Le vote ethnique a joué un grand role dans ces élections présidentielles. En effet, en considérant l’appartenance des deux leaders arrivés en tête, les proportions dans la composition ethnique de la population guinéenne sont à peu près respectées.
En l’absence de données crédibles, si on considère celles fournies par le site de la CIA, Cellou Dalein Diallo, arrivé premier, appartient au groupe ethnique peulh qui rassemble 40 pour cent de la population, alors que le prof. Alpha Condé, arrivé en deuxième position, est issu de l’ethnie malinké, le deuxième groupe plus nombreux de la population.
Avec à peine un peu plus de 20 pour cent, il n’a peut-etre pas fait le plein de l’électorat de son ethnie, qui est de 30 pour cent de la population, parce qu’il y avait plus d’un candidat qui en sont originaires. En outre étant un des plus anciens opposants au régime dictatorial de l’ancien président Conté, sa candidature soulève des rejets chez nombreuses personnes au sein même de son ethnie même. Sur le plan idéologique, il est jugé extrémiste et partisan de la manière forte lorsqu’il n’arrive pas à convaincre avec les arguments.

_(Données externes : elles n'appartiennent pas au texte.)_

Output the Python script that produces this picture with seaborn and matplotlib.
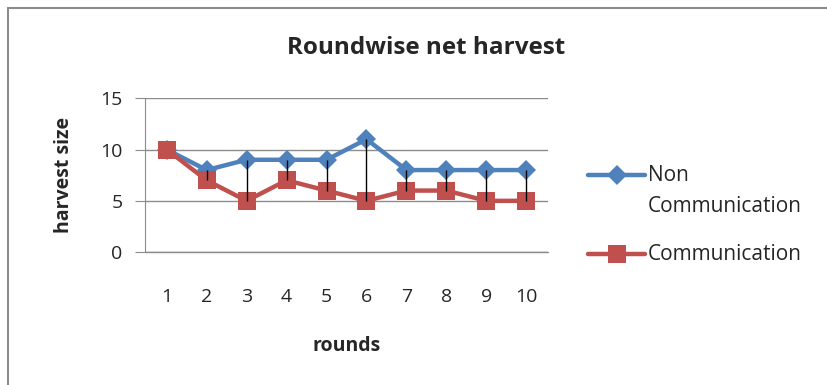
import pandas as pd
import matplotlib
matplotlib.use("Agg")
import matplotlib.pyplot as plt
import seaborn as sns
from matplotlib.patches import Rectangle
from matplotlib.lines import Line2D

# data
rounds = [1, 2, 3, 4, 5, 6, 7, 8, 9, 10]
non_communication = [10, 8, 9, 9, 9, 11, 8, 8, 8, 8]
communication = [10, 7, 5, 7, 6, 5, 6, 6, 5, 5]
series_names = ["Non\nCommunication", "Communication"]
y_ticks = [0, 5, 10, 15]

df = pd.DataFrame({
    "round": rounds * 2,
    "harvest": non_communication + communication,
    "group": [series_names[0]] * len(rounds) + [series_names[1]] * len(rounds),
})

sns.set_style("white")
plt.rcParams["font.family"] = ["Open Sans", "DejaVu Sans"]

blue = "#4F81BD"
red = "#C0504D"
grid_col = "#8c8c8c"

fig = plt.figure(figsize=(8.27, 3.85), dpi=100)
ax = fig.add_axes([0.175, 0.345, 0.488, 0.40])

palette = {series_names[0]: blue, series_names[1]: red}
sns.lineplot(data=df, x="round", y="harvest", hue="group", style="group",
             markers={series_names[0]: "D", series_names[1]: "s"},
             dashes=False, palette=palette, linewidth=3.2,
             markersize=10, markeredgewidth=0, legend=False, ax=ax)
for line in ax.get_lines():
    if line.get_marker() == "s":
        line.set_markersize(13)

# high-low lines between the two series
ax.vlines(rounds, communication, non_communication, color="black", linewidth=1, zorder=5)

ax.set_xlim(0.45, 10.55)
ax.set_ylim(0, 15)
ax.set_yticks(y_ticks)
ax.set_xticks(rounds)
ax.yaxis.grid(True, color=grid_col, linewidth=1)
ax.axhline(0, color=grid_col, linewidth=1, clip_on=False, zorder=0)
ax.set_axisbelow(True)
for side in ["top", "right", "bottom"]:
    ax.spines[side].set_visible(False)
ax.spines["left"].set_color(grid_col)
ax.tick_params(axis="y", left=True, length=7, color=grid_col, labelsize=14, pad=9)
ax.tick_params(axis="x", bottom=False, labelsize=14, pad=22)

ax.set_xlabel("rounds", fontsize=14, fontweight="bold", labelpad=22)
ax.set_ylabel("harvest size", fontsize=14, fontweight="bold", labelpad=19)
fig.text(0.515, 0.875, "Roundwise net harvest", fontsize=17.5, fontweight="bold",
         ha="center", va="center")

# legend drawn by hand so the handle sits on the first text line
leg_x0, leg_x1 = 588 / 827, 645 / 827
leg_mid = (leg_x0 + leg_x1) / 2
for y_px, col, mk, ms, label in [(175, blue, "D", 10, "Non"),
                                  (254, red, "s", 13, "Communication")]:
    yf = 1 - y_px / 385
    fig.add_artist(Line2D([leg_x0, leg_x1], [yf, yf], color=col, linewidth=3.2,
                          transform=fig.transFigure))
    fig.add_artist(Line2D([leg_mid], [yf], color=col, marker=mk, markersize=ms,
                          markeredgewidth=0, transform=fig.transFigure))
    fig.text(648 / 827, yf, label, fontsize=15, va="center", ha="left")
fig.text(648 / 827, 1 - 207 / 385, "Communication", fontsize=15, va="center", ha="left")

# outer chart frame
fig.patches.append(Rectangle((8 / 827, -0.1), 1.2, 1.1 - 8 / 385,
                             transform=fig.transFigure, fill=False,
                             edgecolor=grid_col, linewidth=1.5))

fig.savefig("out.png", dpi=100)
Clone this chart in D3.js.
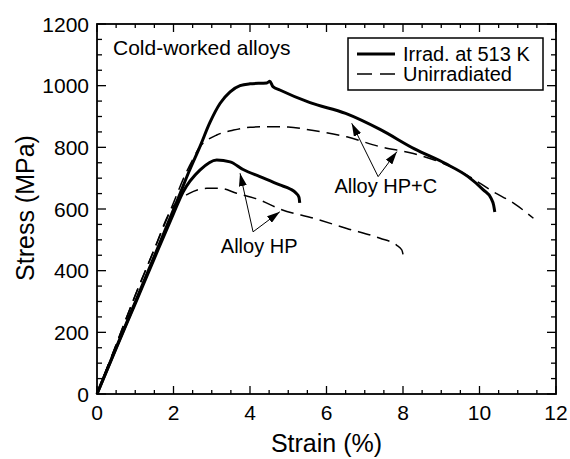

Ce qui a joué en sa défaveur.
Même le candidat de l’UFDG, M. Cellou Dalein Diallo, n’a pas fait entièrement le plein de « son » électorat ethnique. Dans son cas la différence devrait être due, en plus de la présence d’autres candidats de son ethnie, qui n’ont obtenu que des miettes, au fait que le candidat de l’UFR, M. Sidya Touré, ait enregistré le score exceptionnel de 15,5 pour cent, qui va bien au-delà de l’importance démographique de son ethnie d’origine, les djakankés. Dans la culture guinéenne et ouest-africaine, en général, cette ethnie et les Peulhs se considèrent comme cousins et sont assez proches et nourrissent une amitié qui remonte à plusieurs siècles. Naturellement, les 15,5 pour cent qu’il a enregistrés ne s’expliquent pas entièrement par le report sur son nom d’une partie de l’électorat peulh, mais les souvenirs d’un approvisionnement plus régulier de la ville de Conakry en électricité accompagnée d’une amélioration des performances économiques du pays pendant la période qu’il a été Premier ministre.
Ces résultats devraient indiquer aussi que les irrégularités qui ont été dénoncées, plus par les leaders des principaux partis que par les observateurs internationaux, n’ont pas eu une réelle influence dans l’ensemble des résultats.
Espérons maintenant que M. Diallo et Condé sauront tenir le langage de la non-violence, du respect du choix de chacun et se rappèleront que des propos inconsidérés de leur part peuvent avoir des conséquences qui pourront conduire le pays à la guerre civile. Ils doivent savoir se respecter et prôner la tolérance. La crainte ne vient pas de ce que le peuple pourrait faire, mais de leur capacité à respecter le choix populaire.